How bad has it gotten here in the Bronx? Sunday night's 6-2 victory over the Mets -- the one in which the immortal Tyler Clippard made his major league debut -- was received locally with almost the same enthusiasm that accompanied Don Larsen's perfect game in the 1956 World Series. It was, after all, a win that pulled the Yanks within four games of .500. It also narrowed the Red Sox' lead to 10 1/2 games over New York.
Small victories indeed.
It's quite possible Roger Clemens is the only thing standing between Torre and the unemployment line. Torre's Yankees never have been this far out of first place, and if Steinbrenner hadn't committed a pro-rated $28 million to the Rocket for the remainder of this year, Joe might already be history. Clemens has let it be known he would not appreciate coming to a Yankees clubhouse without Torre in the corner office. So you have the Rocket as Joe's firewall.

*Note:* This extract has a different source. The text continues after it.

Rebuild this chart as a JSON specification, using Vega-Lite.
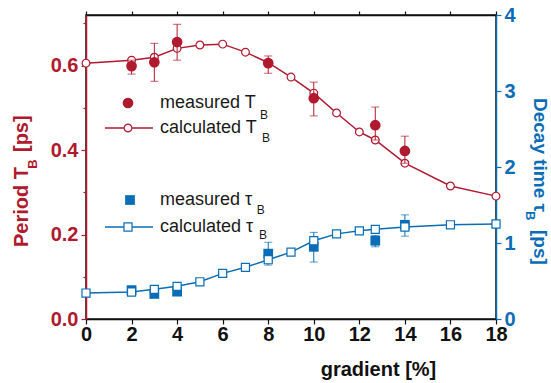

That's why it was a big deal when Alex Rodriguez got a great look at a high knuckleball from Tim Wakefield (14 baserunners in five innings) in the first inning last night. It was a pitch similar to the one Wake threw Aaron Boone in October 2003, and A-Rod's eyes were as big as Hideki Matsui's head when he turned on the pitch and drove it more than 400 feet for his 18th homer and a 2-0 lead.
"Alex seems to be back," said Torre. "He's having good swings."
The monstrous clout drew the approval of Chazz Palminteri (genius of "A Bronx Tale," one of the top 10 movies of all time) sitting in the second row behind home plate. Chazz turned to the guy sitting to his right and whispered something like "Now, yous can't leave."
Chazz was on his feet again in the second when controversial designated hitter Jason Giambi put a Wakefield waffle into the third deck in right to make it 3-0.
Three innings later, overdue Robinson Cano tripled home a pair to give the Yankees a 6-1 lead after five. Chien-Ming Wang (two runs in 6 1/3 innings) made the lead look especially large.
Imagine: a quality start for the Yankees. Very rare. In the spring of '07, there've been more Boston Pops brawls than Yankees pitching gems.
"Boston is the cream of the crop right now," said Torre. "We need to do something, and obviously since this was against Boston, you feel much better because they're the club we need to run down."
They have a long way to run. And when you are the New York Yankees, it's hard to get used to playing a "must-win" game . . . in May.